What has been a longstanding challenge in machine learning that we will make progress on in the near future?

I am not able to make a prediction. However, I can express my hope for machine learning. I believe that deep learning will still play a vital role in the foreseeable future as it currently does. We would appreciate progress in research on the following issues.

One challenge for deep learning is that it still does not have a solid mathematical theory as its foundation. It is necessary to have a mathematical theory to precisely explain the workings of deep learning and effectively guide its development.
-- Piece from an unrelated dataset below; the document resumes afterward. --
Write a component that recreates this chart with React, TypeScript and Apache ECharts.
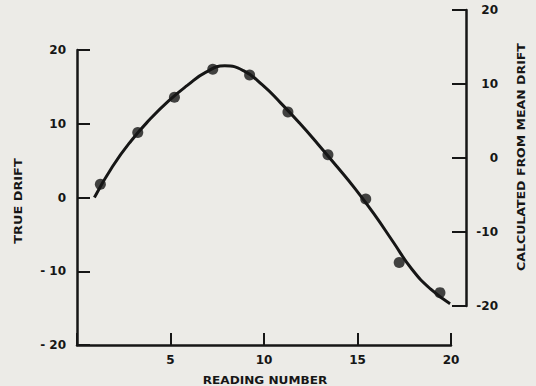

Another challenge for deep learning is that it needs to be more explainable, more robust and reliable, and fairer in how it makes decisions. When deep learning is increasingly employed in practice, AI supported by trustworthy deep learning becomes more important.

Deep learning, sometimes combined with reinforcement learning, also needs to be more effective and efficient in solving AI problems. One important goal is to get more inspiration from human brains, which are the most intelligent computing systems. Therefore, human brain-inspired deep learning/AI should be an important direction to explore. The language modeling idea described above is an example.

Hang Li is the Head of Research at ByteDance, a multinational internet technology company headquartered in Beijing. Among its holdings, ByteDance owns TikTok, a short-form video hosting service, and Douyin, a Chinese counterpart. Li has published five books and more than 150 technical papers in areas including information retrieval, natural language processing, machine learning, and data mining.

Li has been active in service to the field, having been on the program committees for many leading conferences including ACM SIGIR and ACM WSDM, as well as serving on the editorial boards for international journals. Li was recently named an ACM Fellow for contributions to machine learning for search and dialogue.